[START OF Provided material]

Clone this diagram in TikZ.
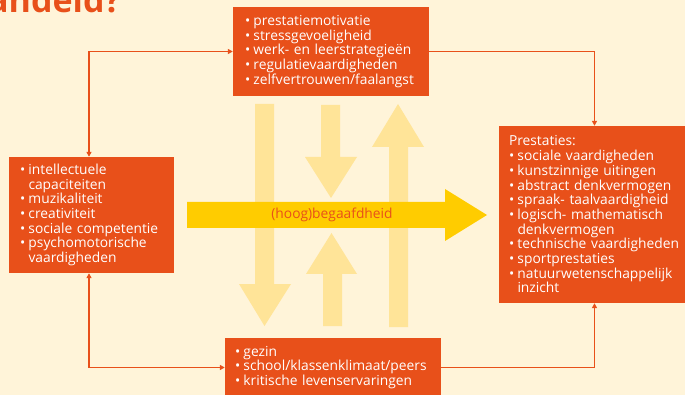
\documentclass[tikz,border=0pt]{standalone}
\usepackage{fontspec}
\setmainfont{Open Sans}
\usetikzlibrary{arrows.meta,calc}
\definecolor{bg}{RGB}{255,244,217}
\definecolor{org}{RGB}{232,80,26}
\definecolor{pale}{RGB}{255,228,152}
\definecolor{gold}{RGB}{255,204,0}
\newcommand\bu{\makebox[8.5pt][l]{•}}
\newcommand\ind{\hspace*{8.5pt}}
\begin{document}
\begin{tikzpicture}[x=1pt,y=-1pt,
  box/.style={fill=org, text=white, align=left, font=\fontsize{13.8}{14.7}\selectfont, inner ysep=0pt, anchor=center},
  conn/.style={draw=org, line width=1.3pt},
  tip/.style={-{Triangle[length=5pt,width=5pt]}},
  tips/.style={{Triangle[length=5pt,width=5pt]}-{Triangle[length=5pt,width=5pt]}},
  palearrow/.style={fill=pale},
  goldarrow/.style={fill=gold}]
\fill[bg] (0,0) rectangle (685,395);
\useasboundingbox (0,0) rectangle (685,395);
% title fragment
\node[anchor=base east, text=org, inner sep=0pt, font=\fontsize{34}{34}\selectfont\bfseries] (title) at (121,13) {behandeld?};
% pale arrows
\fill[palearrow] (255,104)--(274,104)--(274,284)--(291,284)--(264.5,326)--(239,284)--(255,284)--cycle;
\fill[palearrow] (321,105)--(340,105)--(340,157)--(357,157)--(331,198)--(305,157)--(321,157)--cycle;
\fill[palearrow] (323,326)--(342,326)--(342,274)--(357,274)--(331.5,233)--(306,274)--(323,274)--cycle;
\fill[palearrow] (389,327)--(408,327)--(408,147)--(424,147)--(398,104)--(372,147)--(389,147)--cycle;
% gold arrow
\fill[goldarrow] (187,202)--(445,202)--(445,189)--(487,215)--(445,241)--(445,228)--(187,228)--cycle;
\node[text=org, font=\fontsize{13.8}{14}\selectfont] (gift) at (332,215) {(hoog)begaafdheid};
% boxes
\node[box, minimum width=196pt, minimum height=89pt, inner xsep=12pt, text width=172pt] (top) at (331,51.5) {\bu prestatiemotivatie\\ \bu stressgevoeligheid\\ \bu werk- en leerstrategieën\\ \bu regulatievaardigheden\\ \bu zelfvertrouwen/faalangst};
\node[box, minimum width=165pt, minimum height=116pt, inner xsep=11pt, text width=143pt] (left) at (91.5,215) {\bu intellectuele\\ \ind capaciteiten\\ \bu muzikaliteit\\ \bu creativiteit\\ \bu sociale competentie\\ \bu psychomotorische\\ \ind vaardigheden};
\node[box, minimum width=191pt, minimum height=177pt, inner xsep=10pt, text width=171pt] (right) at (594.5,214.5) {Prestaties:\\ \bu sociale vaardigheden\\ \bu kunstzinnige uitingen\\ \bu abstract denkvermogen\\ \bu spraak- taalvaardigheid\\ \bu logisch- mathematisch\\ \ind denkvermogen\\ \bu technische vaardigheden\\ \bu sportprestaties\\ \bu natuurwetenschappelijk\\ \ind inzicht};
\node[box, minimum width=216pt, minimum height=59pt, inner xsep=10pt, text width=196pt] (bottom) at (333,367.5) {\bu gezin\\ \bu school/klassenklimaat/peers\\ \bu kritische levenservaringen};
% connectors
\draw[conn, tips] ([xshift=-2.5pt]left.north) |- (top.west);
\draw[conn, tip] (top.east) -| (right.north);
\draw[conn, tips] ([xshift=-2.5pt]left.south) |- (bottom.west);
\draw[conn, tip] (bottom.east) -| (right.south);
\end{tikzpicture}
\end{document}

[END OF Provided material]

### Aim of the exercise
Write out the whole listing again, exactly, with no pictures.

### Answer for the task
Clone this diagram in TikZ.
\documentclass[tikz,border=0pt]{standalone}
\usepackage{fontspec}
\setmainfont{Open Sans}
\usetikzlibrary{arrows.meta,calc}
\definecolor{bg}{RGB}{255,244,217}
\definecolor{org}{RGB}{232,80,26}
\definecolor{pale}{RGB}{255,228,152}
\definecolor{gold}{RGB}{255,204,0}
\newcommand\bu{\makebox[8.5pt][l]{•}}
\newcommand\ind{\hspace*{8.5pt}}
\begin{document}
\begin{tikzpicture}[x=1pt,y=-1pt,
  box/.style={fill=org, text=white, align=left, font=\fontsize{13.8}{14.7}\selectfont, inner ysep=0pt, anchor=center},
  conn/.style={draw=org, line width=1.3pt},
  tip/.style={-{Triangle[length=5pt,width=5pt]}},
  tips/.style={{Triangle[length=5pt,width=5pt]}-{Triangle[length=5pt,width=5pt]}},
  palearrow/.style={fill=pale},
  goldarrow/.style={fill=gold}]
\fill[bg] (0,0) rectangle (685,395);
\useasboundingbox (0,0) rectangle (685,395);
% title fragment
\node[anchor=base east, text=org, inner sep=0pt, font=\fontsize{34}{34}\selectfont\bfseries] (title) at (121,13) {behandeld?};
% pale arrows
\fill[palearrow] (255,104)--(274,104)--(274,284)--(291,284)--(264.5,326)--(239,284)--(255,284)--cycle;
\fill[palearrow] (321,105)--(340,105)--(340,157)--(357,157)--(331,198)--(305,157)--(321,157)--cycle;
\fill[palearrow] (323,326)--(342,326)--(342,274)--(357,274)--(331.5,233)--(306,274)--(323,274)--cycle;
\fill[palearrow] (389,327)--(408,327)--(408,147)--(424,147)--(398,104)--(372,147)--(389,147)--cycle;
% gold arrow
\fill[goldarrow] (187,202)--(445,202)--(445,189)--(487,215)--(445,241)--(445,228)--(187,228)--cycle;
\node[text=org, font=\fontsize{13.8}{14}\selectfont] (gift) at (332,215) {(hoog)begaafdheid};
% boxes
\node[box, minimum width=196pt, minimum height=89pt, inner xsep=12pt, text width=172pt] (top) at (331,51.5) {\bu prestatiemotivatie\\ \bu stressgevoeligheid\\ \bu werk- en leerstrategieën\\ \bu regulatievaardigheden\\ \bu zelfvertrouwen/faalangst};
\node[box, minimum width=165pt, minimum height=116pt, inner xsep=11pt, text width=143pt] (left) at (91.5,215) {\bu intellectuele\\ \ind capaciteiten\\ \bu muzikaliteit\\ \bu creativiteit\\ \bu sociale competentie\\ \bu psychomotorische\\ \ind vaardigheden};
\node[box, minimum width=191pt, minimum height=177pt, inner xsep=10pt, text width=171pt] (right) at (594.5,214.5) {Prestaties:\\ \bu sociale vaardigheden\\ \bu kunstzinnige uitingen\\ \bu abstract denkvermogen\\ \bu spraak- taalvaardigheid\\ \bu logisch- mathematisch\\ \ind denkvermogen\\ \bu technische vaardigheden\\ \bu sportprestaties\\ \bu natuurwetenschappelijk\\ \ind inzicht};
\node[box, minimum width=216pt, minimum height=59pt, inner xsep=10pt, text width=196pt] (bottom) at (333,367.5) {\bu gezin\\ \bu school/klassenklimaat/peers\\ \bu kritische levenservaringen};
% connectors
\draw[conn, tips] ([xshift=-2.5pt]left.north) |- (top.west);
\draw[conn, tip] (top.east) -| (right.north);
\draw[conn, tips] ([xshift=-2.5pt]left.south) |- (bottom.west);
\draw[conn, tip] (bottom.east) -| (right.south);
\end{tikzpicture}
\end{document}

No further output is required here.